Contoh delik materiil ini adalah Pasal 338 Kitab Undang-Undang Hukum Pidana (KUHP) yang mengatur soal pembunuhan. Bunyi lengkap pasal tersebut adalah sebagai berikut “Barang siapa dengan sengaja merampas nyawa orang lain, diancam karena pembunuhan dengan pidana penjara paling lama lima belas tahun.”
Jika diurai akan dapat ditemukan bahwa titik fokus delik materiil tersebut adalah aspek “akibat” yang muncul dari suatu perbuatan bukan perbuatan itu sendiri. Pada rumusan pasal di atas, perbuatan seseorang akan dikatakan sebagai pembunuhan ketika terjadi akibat dari perbuatan tersebut yaitu “terampasnya nyawa orang lain”. Pasal tersebut tidak merincikan unsur apa yang harus dipenuhi agar suatu perbuatan dikategorikan sebagai pembunuhan seperti dengan menggunakan senjata tajam dan sebagainya. Pasal tersebut dengan jelas hanya berfokus pada titik akhir suatu perbuatan yaitu terjadinya perampasan nyawa orang lain. Selama akibat sebagai titik akhir tersebut tidak terjadi, maka perbuatan seseorang baik dalam bentuk dan dengan cara apapun, tidak dikategorikan sebagai pembunuhan.
Aspek Pembuktian Delik Formil dan Materiil
Distingsi atau pembedaan delik materiil dan formil berpengaruh pada aspek pembuktian sebagai satu kesatuan dalam hukum pidana. Pembuktian delik materiil dan formil jelas berbeda satu sama lain dan tidak boleh dicampuradukkan karena akan mengaburkan kepastian hukum. Oleh karenanya penting untuk membahas aspek ini yang belum sempat dibahas atau disinggung di artikel sebelumnya.
Delik materiil sebagaimana yang barusan dipaparkan berorientasi pada akibat suatu perbuatan. Implikasinya adalah suatu perbuatan tidak dapat dikategorikan sebagai perbuatan pidana jika akibatnya ternyata tidak terjadi. Semisal, ada seseorang yang menembak orang lain tepat di kepala namun ternyata orang yang tertembak tersebut tidak meninggal baik karena dia dapat diselamatkan atau dia berhasil menghindar.
Jika memang terbukti bahwa korban penembakan tersebut tidak meninggal, maka pelaku tersebut tidak dapat dikenakan pasal pembunuhan ini. Begitu pula sebaliknya. Oleh karena akibat dari suatu perbuatan pidana yaitu pembunuhan tidak terjadi yaitu terampasnya nyawa orang lain, maka perbuatan seseorang yang menembak orang lain tersebut tidak dapat dikategorikan sebagai pembunuhan. Aspek akibat dari suatu perbuatan pidana menjadi orientasi utama dari pembuktian.

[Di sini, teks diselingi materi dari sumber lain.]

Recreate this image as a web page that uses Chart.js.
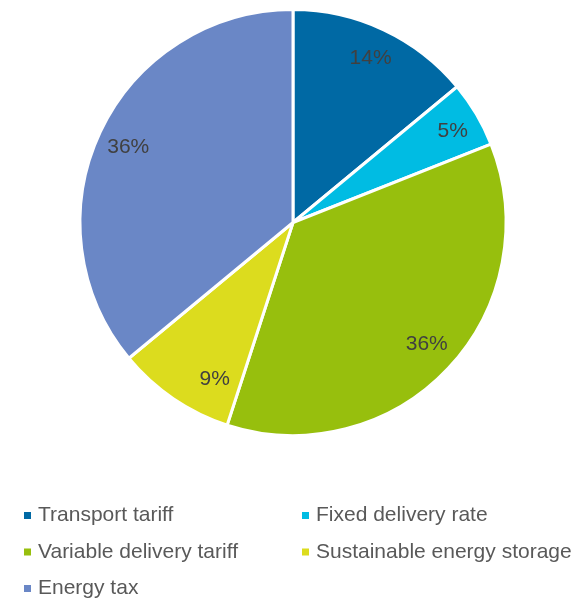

Adapun delik formil menitikberatkan pada terpenuhinya unsur perbuatan pidana tersebut tanpa melihat akibat sebagai titik lanjutan dari perbuatan itu sendiri. Orang yang memenuhi unsur delik pada Pasal 362, sebagaimana yang telah dijelaskan pada artikel sebelumnya, dapat dikenakan pasal tersebut. Pembuktian delik formil ini berfokus pada pemenuhan unsur delik seperti “mengambil” dan “dengan maksud untuk dimiliki” tanpa perlu melihat akibatnya. Maksudnya adalah semisal pencuri tersebut mengembalikan barang curiannya, maka pencuri tersebut tetap dapat dikenakan pasal ini. Delik formil ini tidak melihat aspek akibat sebagai titik lanjut dari suatu perbuatan pidana.